And I think you're the one who started this mess by initiating a opinionated about European automotive technological superiority:

Quote:
Originally Posted by christophv
well, sometimes europeans are amused about the american engineering because the opinion "same shit for 50 years" is spread wide.

europeans focus on economy perfection combined with outstanding design. outstanding isn't always meant as "neat" but as "different" -

in our eyes, all american cars are the same -
there are these long bulgy sedans and oversized useless trucks -


no way you could show up with this shapeless ship. V8 SOHC? cmon


european design, focus on distinguishability (what a word) 2.2l HDI - contra innovation: lots of unexpected problems possible, not customer friendliest

EU design ownz US design
just look at this 70s citroen cx!
http://www.carolineconnolly.com/fjp/...ame-lane-1.jpg

Japanese/asian designs are always kinda agressive and pretend to be sporty imho
small engines, mostly high revving but sometimes very reliable.
choice over european cars when it comes to pricing.

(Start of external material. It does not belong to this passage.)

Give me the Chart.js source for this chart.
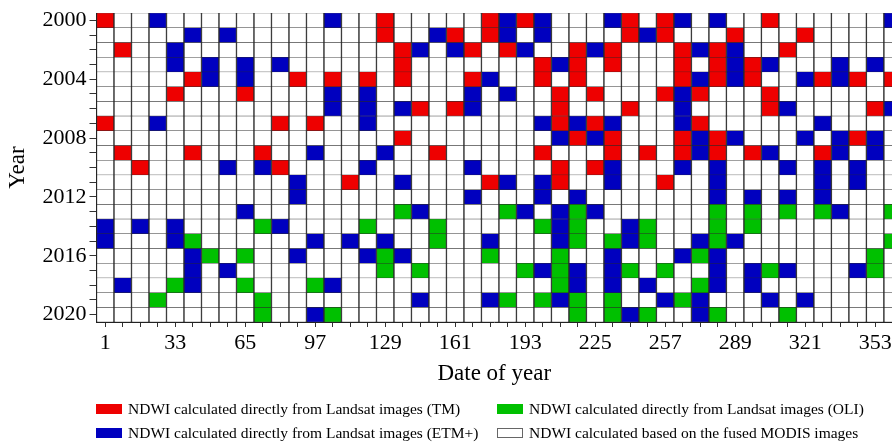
<!DOCTYPE html>
<html>
<head>
<meta charset="utf-8">
<script src="https://cdn.jsdelivr.net/npm/chart.js@4.4.1/dist/chart.umd.min.js"></script>
<style>
  html, body { margin: 0; padding: 0; background: #fff; }
  #wrap { position: relative; width: 892px; height: 444px; overflow: hidden; }
  #legend {
    position: absolute; left: 96px; top: 397px;
    display: grid; grid-template-columns: 401px auto; grid-auto-rows: 24px;
    font: 15.5px 'Liberation Serif', 'Times New Roman', serif; color: #000;
  }
  .item { display: flex; align-items: center; white-space: nowrap; }
  .swatch { width: 26px; height: 10px; margin-right: 6px; box-sizing: border-box; border: 1px solid; }
</style>
</head>
<body>
<div id="wrap">
  <canvas id="chart" width="892" height="444"></canvas>
  <div id="legend"></div>
</div>
<script>
// ── data ─────────────────────────────────────────────────────────────────────
const days = [1, 9, 17, 25, 33, 41, 49, 57, 65, 73, 81, 89, 97, 105, 113, 121,
              129, 137, 145, 153, 161, 169, 177, 185, 193, 201, 209, 217, 225,
              233, 241, 249, 257, 265, 273, 281, 289, 297, 305, 313, 321, 329,
              337, 345, 353, 361];
const years = [2000, 2001, 2002, 2003, 2004, 2005, 2006, 2007, 2008, 2009, 2010,
               2011, 2012, 2013, 2014, 2015, 2016, 2017, 2018, 2019, 2020];
const xTickLabels = [1, 33, 65, 97, 129, 161, 193, 225, 257, 289, 321, 353];
const yTickLabels = [2000, 2004, 2008, 2012, 2016, 2020];

// R = TM, B = ETM+, G = OLI, . = fused MODIS  (one char per date, grouped by 10)
const sensorCodes  = ['R', 'G', 'B', '.'];
const sensorLabels = [
  'NDWI calculated directly from Landsat images (TM)',
  'NDWI calculated directly from Landsat images (OLI)',
  'NDWI calculated directly from Landsat images (ETM+)',
  'NDWI calculated based on the fused MODIS images',
];
const rows = [
  "R..B...... ...B..R... ..RBRB...B R.RB.B..R. .....B", // 2000
  ".....B.B.. ......R..B R.RB.B.... RBR...R... R.....", // 2001
  ".R..B..... .......RB. BR.RB..RBR ...RBRB..R ......", // 2002
  "....B.B.B. B......R.. .....RBR.R ...R.RBRB. ..B.B.", // 2003
  ".....RB.B. .R.R.R.R.. .RB..R.R.. ...RBRBR.. BRBR.R", // 2004
  "....R...R. ...B.B.... .B.B..R.R. ..RBR...R. ......", // 2005
  ".......... ...B.B.BR. RB....R... R..B....RB ....RB", // 2006
  "R..B...... R.R..B.... .....BRBRB ...BR..... .B....", // 2007
  ".......... .......R.. ......BRBR ...RBRB... B.BRB.", // 2008
  ".R...R...R ..B...B..R .....R...R .R.RBR.RB. .RB.B.", // 2009
  "..R....B.B R....B.... .B....R.RB ...B.B...B .B.B..", // 2010
  ".......... .B..R..B.. ..RB.BR..B ..R..B.... .B.B..", // 2011
  ".......... .B........ .B...B.B.. .....B.B.B .B....", // 2012
  "........B. .......GB. ...GB.BGB. .....G.G.G .GB..G", // 2013
  "B.B.B....G B....G...G .....GBG.. BG...G.G.. ......", // 2014
  "B...BG.... ..B.B.B..G ..B...BG.G BG..BGB... .....G", // 2015
  ".....BG.G. .B...BGB.. ..G...G..B ...BGB.... ....G.", // 2016
  ".....B.B.. ......G.G. ....GBGB.B G.G..B.BGB ...BG.", // 2017
  ".B..GB..G. ..GB...... ......GB.B .B..GB.B.. ......", // 2018
  "...G.....G ........B. ..BG.GBG.G ..BGB...B. B.....", // 2019
  ".........G ..BG...... .......G.G BG..BG...G ......", // 2020
];

// ── styles ───────────────────────────────────────────────────────────────────
const palette = { R: '#ee0000', B: '#0000bf', G: '#00c000', '.': '#ffffff' };
const FONT = "'Liberation Serif', 'Times New Roman', serif";

// one floating-bar dataset per year, one bar per date
const datasets = years.map((yr, r) => {
  const codes = rows[r].replace(/\s/g, '').split('');
  return {
    label: String(yr),
    data: codes.map((_, c) => ({ x: days[c], y: [yr - 0.5, yr + 0.5] })),
    backgroundColor: codes.map(k => palette[k]),
    borderColor: '#2a2a2a',
    borderWidth: { top: 0.5, bottom: 0.5, left: 1, right: 1 },
    borderSkipped: false,
    grouped: false,
    barPercentage: 1,
    categoryPercentage: 1,
  };
});

new Chart(document.getElementById('chart'), {
  type: 'bar',
  data: { datasets },
  options: {
    responsive: false,
    devicePixelRatio: 1,
    animation: false,
    events: [],
    layout: { padding: { top: 13, right: 0, bottom: 56, left: 0 } },
    plugins: { legend: { display: false }, tooltip: { enabled: false } },
    scales: {
      x: {
        type: 'linear',
        offset: false,
        min: -3,
        max: 360.7,
        afterBuildTicks: s => { s.ticks = days.filter(d => d <= s.max).map(v => ({ value: v })); },
        afterFit: s => { s.height = 66; s.paddingLeft = 0; s.paddingRight = 0; },
        grid: { offset: false, drawOnChartArea: false, drawTicks: true, tickLength: 5, tickColor: '#333' },
        border: { display: true, color: '#222', width: 1 },
        ticks: {
          autoSkip: false, maxRotation: 0, minRotation: 0, padding: 3, color: '#000',
          font: { family: FONT, size: 22 },
          callback: v => xTickLabels.includes(v) ? String(v) : '',
        },
        title: { display: true, text: 'Date of year', color: '#000', font: { family: FONT, size: 23 }, padding: 0 },
      },
      y: {
        type: 'linear',
        reverse: true,
        min: 1999.5,
        max: 2020.5,
        afterBuildTicks: s => { s.ticks = years.map(v => ({ value: v })); },
        afterFit: s => { s.width = 96.5; s.paddingTop = 0; s.paddingBottom = 0; },
        grid: { drawOnChartArea: false, drawTicks: true, tickLength: 7, tickColor: '#333' },
        border: { display: true, color: '#222', width: 1 },
        ticks: {
          autoSkip: false, padding: 3, color: '#000',
          font: { family: FONT, size: 22 },
          callback: v => yTickLabels.includes(v) ? String(v) : '',
        },
        title: { display: true, text: 'Year', color: '#000', font: { family: FONT, size: 23 }, padding: { top: 4, bottom: 0 } },
      },
    },
  },
});

// ── legend (two columns, two rows) ───────────────────────────────────────────
const legendEl = document.getElementById('legend');
sensorCodes.forEach((code, i) => {
  const item = document.createElement('div');
  item.className = 'item';
  const sw = document.createElement('span');
  sw.className = 'swatch';
  sw.style.background = palette[code];
  sw.style.borderColor = code === '.' ? '#666' : palette[code];
  const txt = document.createElement('span');
  txt.textContent = sensorLabels[i];
  item.appendChild(sw);
  item.appendChild(txt);
  legendEl.appendChild(item);
});
</script>
</body>
</html>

But Asia also produces the smallest, ugliest cars. I heard their roads are a lot slimmer which excuses such things:


stereotype -
american cars are large, dull assembled, I-dont-care-I-need-4x-more-gas ships

european cars are mid-sized, economic, modern, I-would-fit-in-a-modern-art-museum clockworks with teething troubles

asian cars are small, ordinary reliable/designed, I'm-cheaper-not-better rev-devils



edit:


europe still is. FSI, DSG, HDI, ABS, ESP, ASR, cats - sorry, but I don't know any american innovations.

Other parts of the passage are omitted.